I still get fruity & floral notes when they're in the coffee, they're not something I expect to find in every coffee. But maybe try grinding coarse and brewing with small, frequent pulses onto the grounds bed, minimising any standing liquid over the grounds bed?


----------



## MWJB (Feb 28, 2012)

Porlex set to 9 clicks out from lock up, but also check the brew time for a guide to grind.
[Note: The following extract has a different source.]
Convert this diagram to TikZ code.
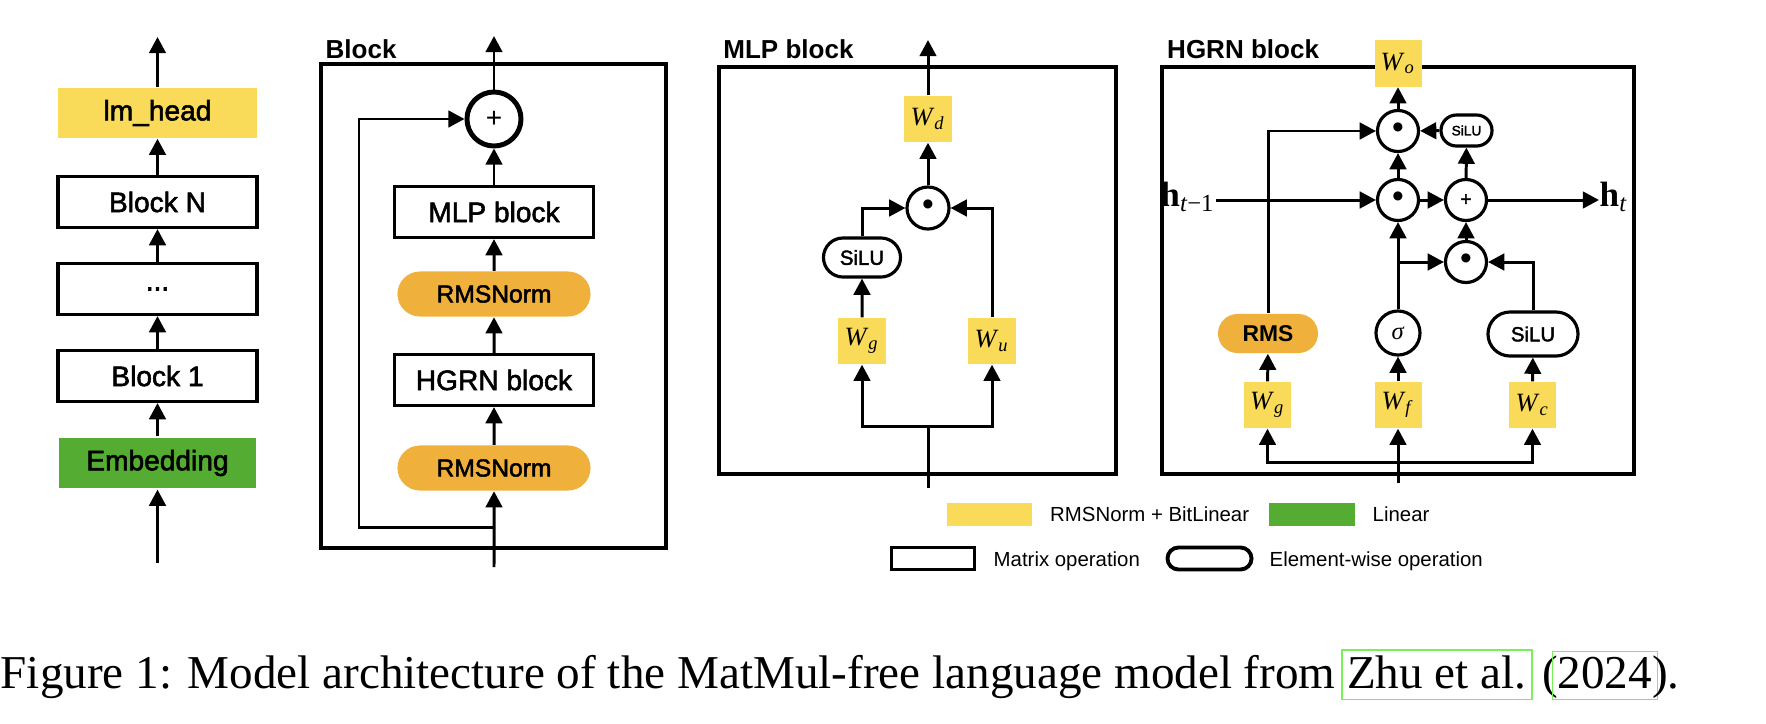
\documentclass[tikz,border=0pt]{standalone}
\usepackage{fontspec}
\setmainfont{Liberation Serif}
\setsansfont{Liberation Sans}
\newfontfamily\medsans{Liberation Sans}[FakeBold=2]
\usetikzlibrary{arrows.meta}
\usetikzlibrary{shapes.misc}
\definecolor{bitlin}{RGB}{249,218,89}
\definecolor{rmsorange}{RGB}{240,176,60}
\definecolor{embgreen}{RGB}{84,172,50}
\definecolor{citegreen}{RGB}{120,240,90}
\newcommand{\lbl}[1]{\fontsize{#1}{#1}\selectfont}
\newcommand{\wsub}[1]{\textit{W}\textsubscript{\textit{#1}}}
\newcommand{\linkbox}[1]{\leavevmode\rlap{\kern-1.7pt\textcolor{citegreen}{\setlength{\fboxsep}{1.3pt}\setlength{\fboxrule}{0.45pt}\fbox{\phantom{#1}\rule[-1.8pt]{0pt}{9.7pt}}}}#1}

\tikzset{
  flow/.style={line width=0.85pt, -{Triangle[length=4.6pt,width=4.7pt]}},
  wire/.style={line width=0.85pt},
  boxframe/.style={line width=1pt},
  matop/.style={draw, line width=0.9pt, fill=white, minimum width=1.99cm, minimum height=0.51cm, inner sep=0pt, font=\medsans\lbl{8}},
  bitlinear/.style={fill=bitlin, minimum width=0.47cm, minimum height=0.46cm, inner sep=0pt, font=\lbl{7.5}},
  rmsnorm/.style={rounded rectangle, fill=rmsorange, minimum width=1.93cm, minimum height=0.45cm, inner sep=0pt, font=\medsans\lbl{7}},
  ewop/.style={rounded rectangle, draw, line width=0.9pt, fill=white, inner sep=0pt, font=\medsans\lbl{5.8}},
  hadamard/.style={circle, draw, line width=0.9pt, fill=white, minimum size=0.41cm, inner sep=0pt, font=\sffamily\lbl{9.5}},
  addop/.style={circle, draw, line width=0.9pt, fill=white, minimum size=0.41cm, inner sep=0pt, font=\medsans\lbl{5.5}},
  blocktitle/.style={anchor=base west, inner sep=0pt, font=\sffamily\bfseries\lbl{7.4}},
  legtext/.style={anchor=base west, inner sep=0pt, font=\sffamily\lbl{5.8}},
}

\begin{document}
\begin{tikzpicture}[x=0.01cm, y=-0.01cm]
\useasboundingbox (0,0) rectangle (1766,724);

% model stack
\node[bitlinear, minimum width=1.98cm, minimum height=0.5cm, font=\medsans\lbl{8}] (head) at (157.5,113) {lm\_head};
\node[matop] (blkN) at (157.5,202) {Block N};
\node[matop] (dots) at (157.5,289) {...};
\node[matop] (blk1) at (157.5,376) {Block 1};
\node[matop, draw=none, fill=embgreen, minimum width=1.97cm, minimum height=0.5cm] (emb) at (157.5,463) {Embedding};
\coordinate (stackin) at (157.5,563);
\coordinate (stackout) at (157.5,37);
\foreach \a/\b in {stackin/emb, emb/blk1, blk1/dots, dots/blkN, blkN/head, head/stackout}
  \draw[flow] (\a) -- (\b);

% block
\draw[boxframe] (321,64) rectangle (666,548);
\node[blocktitle] (blocklbl) at (325,58) {Block};
\node[addop, minimum size=0.54cm, line width=1.4pt, font=\sffamily\lbl{8}] (res) at (494,119) {+};
\node[matop] (mlpbox) at (494,212) {MLP block};
\node[rmsnorm] (norm1) at (494,294) {RMSNorm};
\node[matop] (hgrnbox) at (494,380) {HGRN block};
\node[rmsnorm] (norm2) at (494,468) {RMSNorm};
\coordinate (blkin) at (494,567);
\coordinate (blksplit) at (494,527);
\coordinate (resbend) at (359,119);
\coordinate (blkout) at (494,36);
\foreach \a/\b in {blkin/norm2, norm2/hgrnbox, hgrnbox/norm1, norm1/mlpbox, mlpbox/res, res/blkout}
  \draw[flow] (\a) -- (\b);
\draw[flow] (blksplit) -| (resbend) -- (res);

% mlp block
\draw[boxframe] (719,67) rectangle (1116,474);
\node[blocktitle] (mlplbl) at (722.7,58) {MLP block};
\node[bitlinear] (wd) at (928,119) {\wsub{d}};
\node[hadamard, minimum size=0.42cm] (mlpmul) at (928,208) {\textbullet};
\node[ewop, minimum width=0.77cm, minimum height=0.39cm] (mlpsilu) at (862,257.5) {SiLU};
\node[bitlinear] (mwg) at (862,341) {\wsub{g}};
\node[bitlinear] (mwu) at (992,341) {\wsub{u}};
\coordinate (mlpin) at (928,488);
\coordinate (mlpsplit) at (928,426);
\coordinate (mlpout) at (928,40);
\draw[wire] (mlpin) -- (mlpsplit);
\draw[flow] (mlpsplit) -| (mwg);
\draw[flow] (mlpsplit) -| (mwu);
\draw[flow] (mwg) -- (mlpsilu);
\draw[flow] (mlpsilu) |- (mlpmul);
\draw[flow] (mwu) |- (mlpmul);
\draw[flow] (mlpmul) -- (wd);
\draw[flow] (wd) -- (mlpout);

% hgrn block
\draw[boxframe] (1162,67) rectangle (1634,474);
\node[blocktitle] (hgrnlbl) at (1166.5,58) {HGRN block};
\node[bitlinear] (wo) at (1398,63.5) {\wsub{o}};
\node[hadamard] (gatemul) at (1398,131) {\textbullet};
\node[ewop, minimum width=0.51cm, minimum height=0.31cm, font=\medsans\lbl{3.9}] (silus) at (1466.5,130.5) {SiLU};
\node[hadamard] (forgetmul) at (1398,200) {\textbullet};
\node[addop] (hadd) at (1466,200) {+};
\node[hadamard] (inmul) at (1466,262) {\textbullet};
\node[rmsnorm, minimum width=1.0cm, minimum height=0.39cm, font=\sffamily\bfseries\lbl{6.5}] (rms) at (1268,333.5) {RMS};
\node[circle, draw, line width=0.9pt, minimum size=0.44cm, inner sep=0pt, font=\lbl{7}] (sig) at (1398,333) {\textit{σ}};
\node[ewop, minimum width=0.9cm, minimum height=0.44cm] (silub) at (1533,334) {SiLU};
\node[bitlinear] (hwg) at (1267.5,405) {\wsub{g}};
\node[bitlinear] (hwf) at (1398,405) {\wsub{f}};
\node[bitlinear] (hwc) at (1532.5,405) {\wsub{c}};
\node[anchor=base east, inner sep=0pt, font=\lbl{10}] (hprev) at (1216,206) {\textbf{h}\textsubscript{\textit{t}−1}};
\node[anchor=base west, inner sep=0pt, font=\lbl{10}] (hnext) at (1599,206) {\textbf{h}\textsubscript{\textit{t}}};
\coordinate (hgrnin) at (1398,483);
\coordinate (hgrnsplit) at (1398,462);
\coordinate (sigsplit) at (1398,262);
\draw[flow] (hgrnin) -- (hwf);
\draw[flow] (hgrnsplit) -| (hwg);
\draw[flow] (hgrnsplit) -| (hwc);
\foreach \a/\b in {hwg/rms, hwf/sig, hwc/silub, sig/forgetmul, inmul/hadd, hadd/silus, silus/gatemul, forgetmul/gatemul, forgetmul/hadd, gatemul/wo}
  \draw[flow] (\a) -- (\b);
\draw[flow] (rms) |- (gatemul);
\draw[flow] (silub) |- (inmul);
\draw[flow] (sigsplit) -- (inmul);
\draw[flow] (hprev.east |- forgetmul) -- (forgetmul);
\draw[flow] (hadd) -- (hnext.west |- hadd);

% legend
\node[bitlinear, minimum width=0.85cm, minimum height=0.23cm] (legyel) at (989.5,514.5) {};
\node[legtext] (legyeltxt) at (1049.5,521.8) {RMSNorm + BitLinear};
\node[fill=embgreen, minimum width=0.85cm, minimum height=0.23cm, inner sep=0pt] (leggrn) at (1312,514.5) {};
\node[legtext] (leggrntxt) at (1372,521.8) {Linear};
\node[draw, line width=1.1pt, minimum width=0.83cm, minimum height=0.22cm, inner sep=0pt] (legmat) at (933,558.5) {};
\node[legtext] (legmattxt) at (993,566) {Matrix operation};
\node[rounded rectangle, draw, line width=1.1pt, minimum width=0.84cm, minimum height=0.22cm, inner sep=0pt] (legew) at (1209.5,558.5) {};
\node[legtext] (legewtxt) at (1269,566) {Element-wise operation};

% caption
\node[anchor=base west, inner sep=0pt, font=\lbl{13.4}] (caption) at (0,688)
  {Figure 1: Model architecture of the MatMul-free language model from \linkbox{Zhu et al.} (\linkbox{2024}).};
\end{tikzpicture}
\end{document}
9g coffee, 150g brew water, 134g out.

Preheat kettle & brewer with boiling water, fill kettle, add dose to Cafeor.

18g bloom, stir.

At 30s add remaining brew water in a constant pour of 40-50sec, start with a little spiral then keep to the middle. Quick, gentle, single stir of surface at fill to get slight spin & knock down any floaters.

Brew ended at 2:32 total. Sweet, juicy, the coffee's fruitiness blasting through. Very tasty, good body. Might go a click coarser?


----------



## MWJB (Feb 28, 2012)

MWJB said:


> Brew ended at 2:32 total. Sweet, juicy, the coffee's fruitiness blasting through. Very tasty, good body. Might go a click coarser?


Yep, that worked...9.0g dose (took 1:10 to grind at ten clicks), 149g brew water, 130g out, 2:29 total brew time to dry bed plus a few seconds for drips to stop. This is so tasty & easy, it feels a bit like cheating.


----------



## YerbaMate170 (Jun 15, 2015)

This morning I did roughly 15g/250ml (I'm still really bad with "out" vs total water - I bloomed with ~20g water - reset my scales, and the final brew was around 240g so...) - pretty good, though my Porlex was set to 6... I'll try going coarser and see how this impacts on taste, I was at around 3:30 pouring pretty centrally.


----------



## YerbaMate170 (Jun 15, 2015)

Thought I'd bump this thread to say I've been using my Cafeor every day pretty much since I got it and I think it's fab. I use roughly a 14:1 ratio, around 20g of coffee, bloom with 50ml of water then slowly pour 115ml x 2.

Surprised these aren't more popular, so easy, straight onto the top of your mug, no paper to mess about with, easy to clean.


----------